Council will employ the following Strategies, will measure progress through these Strategic Indicators and proposes some Initiatives to achieve the Strategic Objective of Making Yarra More Liveable.
Council’s work to achieve this Strategic Objective will include the following strategies:
- Ensure appropriate land use planning
- Advocate for public transport improvements
- Increase bicycle use through improved access and infrastructure for bicycles and pedestrians
- Promote improved community amenity and liveability in the context of the late night economy and other contested factors.
- Ensure access to, and improve, public space in activity and neighbourhood centres
Council’s progress towards this Strategic Objective will in part be measured and reported through these Indicators:
- Sustained decrease in the number of ‘amenity’ complaints to Council (both new and repeat complaints)

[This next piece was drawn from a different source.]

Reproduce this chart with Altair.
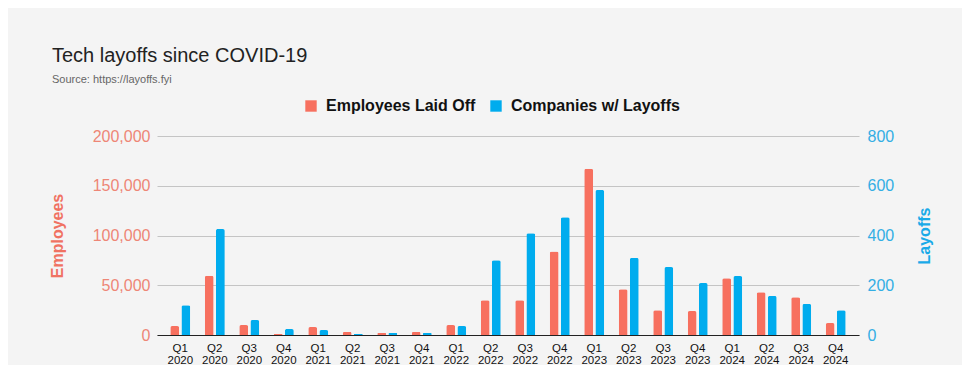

- Significantly rejuvenate at least 4 key public places (urban space) across Yarra
- Reduction in ‘failure to determine’ planning appeals to 10% or below by 2011
- Achievement of at least 5 separated on-road bike routes and 5 major off-road bike route upgrades by 2013
- Complete at least 3 Structure Plans
Activities and projects Council proposes to work on over the next four years, subject to approval through the annual Budget process, include:
1. Streaming planning applications
2. Implement structure plans, urban design frameworks and the Open Space Strategy
3. Clear communication of local laws dealing with amenity issues
4. Advocate to State and Commonwealth Governments on public transport
5. Produce and implement a Parking Management Strategy
6. Implement further traffic calming measures through Local Area Traffic Management Studies (LATMS)
7. Review and implement the Waste Management Strategy
8. Develop and implement a Bicycle Strategy
9. Review the amount of road pavement in Yarra that can be made available for other uses, with a view to increase open space, porous surfaces and bike paths
10. Complete Heritage Review and seek to incorporate these controls in the Planning Scheme.